TASK GOAL >>
Only lines with the word "matplotlib" are needed; collect each of them from the listing below.

DATASET CONTENT >>
——

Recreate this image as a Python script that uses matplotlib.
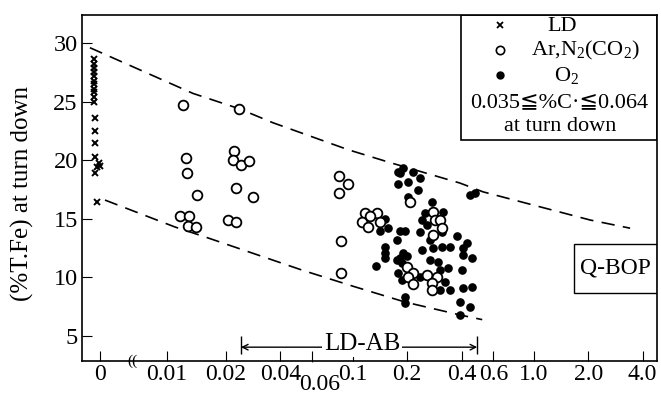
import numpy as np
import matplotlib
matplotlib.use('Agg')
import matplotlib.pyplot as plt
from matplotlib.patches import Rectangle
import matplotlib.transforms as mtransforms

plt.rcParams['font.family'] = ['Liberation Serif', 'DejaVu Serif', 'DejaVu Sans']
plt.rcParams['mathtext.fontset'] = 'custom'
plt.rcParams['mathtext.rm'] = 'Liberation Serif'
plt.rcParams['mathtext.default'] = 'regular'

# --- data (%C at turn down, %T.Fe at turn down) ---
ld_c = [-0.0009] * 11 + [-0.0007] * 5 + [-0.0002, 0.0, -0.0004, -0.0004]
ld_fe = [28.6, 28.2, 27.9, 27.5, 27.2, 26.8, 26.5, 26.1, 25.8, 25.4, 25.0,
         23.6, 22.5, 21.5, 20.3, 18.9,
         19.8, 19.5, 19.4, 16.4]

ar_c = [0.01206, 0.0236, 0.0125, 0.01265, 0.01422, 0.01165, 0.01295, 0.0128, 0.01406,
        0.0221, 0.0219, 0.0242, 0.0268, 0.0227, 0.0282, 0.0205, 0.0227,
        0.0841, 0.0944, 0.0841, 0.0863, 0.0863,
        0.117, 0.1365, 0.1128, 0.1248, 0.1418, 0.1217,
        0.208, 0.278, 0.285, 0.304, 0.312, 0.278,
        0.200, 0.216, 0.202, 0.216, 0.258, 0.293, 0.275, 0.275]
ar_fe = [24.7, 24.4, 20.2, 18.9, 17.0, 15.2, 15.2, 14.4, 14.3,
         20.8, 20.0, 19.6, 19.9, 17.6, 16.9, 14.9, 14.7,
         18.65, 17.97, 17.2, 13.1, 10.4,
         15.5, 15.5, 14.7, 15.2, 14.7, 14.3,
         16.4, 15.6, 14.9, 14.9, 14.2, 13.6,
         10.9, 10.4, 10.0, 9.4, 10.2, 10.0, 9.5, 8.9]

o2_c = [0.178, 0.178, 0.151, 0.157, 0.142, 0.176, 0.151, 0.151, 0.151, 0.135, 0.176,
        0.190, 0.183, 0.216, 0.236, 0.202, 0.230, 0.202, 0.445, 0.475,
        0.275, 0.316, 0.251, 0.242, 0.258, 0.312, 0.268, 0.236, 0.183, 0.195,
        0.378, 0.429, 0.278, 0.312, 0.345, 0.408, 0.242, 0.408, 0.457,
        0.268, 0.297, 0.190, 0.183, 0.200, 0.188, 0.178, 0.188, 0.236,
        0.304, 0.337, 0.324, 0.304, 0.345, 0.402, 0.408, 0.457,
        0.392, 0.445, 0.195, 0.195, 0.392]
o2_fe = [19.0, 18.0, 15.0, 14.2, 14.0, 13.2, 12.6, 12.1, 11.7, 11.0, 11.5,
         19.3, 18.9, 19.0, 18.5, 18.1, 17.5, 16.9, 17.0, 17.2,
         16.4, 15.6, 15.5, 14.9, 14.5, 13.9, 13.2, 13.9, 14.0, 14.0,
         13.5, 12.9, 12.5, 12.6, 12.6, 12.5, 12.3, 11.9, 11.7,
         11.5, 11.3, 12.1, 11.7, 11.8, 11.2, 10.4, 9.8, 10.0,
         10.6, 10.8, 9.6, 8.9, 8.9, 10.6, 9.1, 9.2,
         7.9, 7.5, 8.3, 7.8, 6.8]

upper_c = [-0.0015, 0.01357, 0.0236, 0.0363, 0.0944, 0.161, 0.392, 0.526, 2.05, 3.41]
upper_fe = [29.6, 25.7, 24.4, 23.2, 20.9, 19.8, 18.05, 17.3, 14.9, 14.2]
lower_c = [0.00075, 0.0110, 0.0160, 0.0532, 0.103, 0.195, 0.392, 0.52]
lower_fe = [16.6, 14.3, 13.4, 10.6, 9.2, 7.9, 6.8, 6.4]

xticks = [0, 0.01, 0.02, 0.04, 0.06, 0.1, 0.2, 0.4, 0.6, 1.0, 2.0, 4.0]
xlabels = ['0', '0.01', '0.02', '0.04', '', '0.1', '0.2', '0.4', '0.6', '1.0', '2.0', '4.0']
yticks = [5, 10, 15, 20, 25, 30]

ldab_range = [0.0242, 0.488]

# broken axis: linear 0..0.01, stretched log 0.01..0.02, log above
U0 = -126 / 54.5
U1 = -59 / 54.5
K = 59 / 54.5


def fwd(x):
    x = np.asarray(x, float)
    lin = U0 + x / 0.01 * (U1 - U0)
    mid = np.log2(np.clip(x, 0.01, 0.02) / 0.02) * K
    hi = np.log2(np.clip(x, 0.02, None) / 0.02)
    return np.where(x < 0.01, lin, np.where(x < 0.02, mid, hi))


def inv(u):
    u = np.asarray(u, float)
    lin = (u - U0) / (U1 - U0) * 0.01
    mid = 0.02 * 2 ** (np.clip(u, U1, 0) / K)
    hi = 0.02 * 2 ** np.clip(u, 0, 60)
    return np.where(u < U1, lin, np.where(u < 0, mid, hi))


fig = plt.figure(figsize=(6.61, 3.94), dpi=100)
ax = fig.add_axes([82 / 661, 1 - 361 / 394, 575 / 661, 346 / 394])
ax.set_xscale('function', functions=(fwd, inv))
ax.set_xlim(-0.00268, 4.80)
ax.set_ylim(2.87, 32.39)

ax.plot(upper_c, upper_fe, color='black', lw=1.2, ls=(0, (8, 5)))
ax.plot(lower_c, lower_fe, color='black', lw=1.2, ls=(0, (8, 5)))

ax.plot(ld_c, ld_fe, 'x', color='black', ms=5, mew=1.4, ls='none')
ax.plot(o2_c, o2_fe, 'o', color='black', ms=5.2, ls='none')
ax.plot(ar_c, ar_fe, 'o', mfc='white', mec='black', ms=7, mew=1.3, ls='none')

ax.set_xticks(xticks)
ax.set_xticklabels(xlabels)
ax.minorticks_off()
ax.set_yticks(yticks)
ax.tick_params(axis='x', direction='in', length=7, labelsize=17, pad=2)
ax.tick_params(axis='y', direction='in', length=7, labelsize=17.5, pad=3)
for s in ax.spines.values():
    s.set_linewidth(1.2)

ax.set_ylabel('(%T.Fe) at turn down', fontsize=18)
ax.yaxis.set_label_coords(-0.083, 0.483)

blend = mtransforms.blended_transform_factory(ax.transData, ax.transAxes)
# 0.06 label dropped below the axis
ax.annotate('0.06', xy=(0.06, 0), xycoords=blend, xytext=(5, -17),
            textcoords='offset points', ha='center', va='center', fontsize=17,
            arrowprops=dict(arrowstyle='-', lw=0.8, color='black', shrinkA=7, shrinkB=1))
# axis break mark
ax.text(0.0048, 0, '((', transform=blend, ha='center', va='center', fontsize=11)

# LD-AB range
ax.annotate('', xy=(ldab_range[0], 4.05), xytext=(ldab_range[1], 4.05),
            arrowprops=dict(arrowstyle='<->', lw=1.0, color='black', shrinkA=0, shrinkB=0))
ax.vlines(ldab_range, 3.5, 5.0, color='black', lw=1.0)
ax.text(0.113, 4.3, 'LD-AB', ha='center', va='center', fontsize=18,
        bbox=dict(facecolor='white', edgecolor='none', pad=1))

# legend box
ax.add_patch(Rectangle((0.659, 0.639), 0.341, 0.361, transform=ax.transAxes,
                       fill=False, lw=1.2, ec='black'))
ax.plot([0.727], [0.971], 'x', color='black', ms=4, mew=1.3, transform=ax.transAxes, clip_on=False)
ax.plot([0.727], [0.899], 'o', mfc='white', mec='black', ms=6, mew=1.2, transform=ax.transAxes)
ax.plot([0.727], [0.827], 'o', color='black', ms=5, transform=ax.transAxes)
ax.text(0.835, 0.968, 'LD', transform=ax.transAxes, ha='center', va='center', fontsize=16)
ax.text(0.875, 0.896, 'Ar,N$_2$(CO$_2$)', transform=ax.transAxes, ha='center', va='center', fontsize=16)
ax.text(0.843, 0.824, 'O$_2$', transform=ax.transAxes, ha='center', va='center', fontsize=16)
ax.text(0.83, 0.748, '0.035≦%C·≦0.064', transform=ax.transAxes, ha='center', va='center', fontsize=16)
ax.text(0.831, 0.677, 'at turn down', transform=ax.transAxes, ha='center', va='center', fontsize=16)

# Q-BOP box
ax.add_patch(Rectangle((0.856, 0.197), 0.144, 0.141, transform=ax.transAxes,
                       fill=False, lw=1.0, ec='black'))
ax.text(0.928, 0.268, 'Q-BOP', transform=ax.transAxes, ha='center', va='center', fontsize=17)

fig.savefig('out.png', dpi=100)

——

WORKED SOLUTION >>
Recreate this image as a Python script that uses matplotlib.
import matplotlib
matplotlib.use('Agg')
import matplotlib.pyplot as plt
from matplotlib.patches import Rectangle
import matplotlib.transforms as mtransforms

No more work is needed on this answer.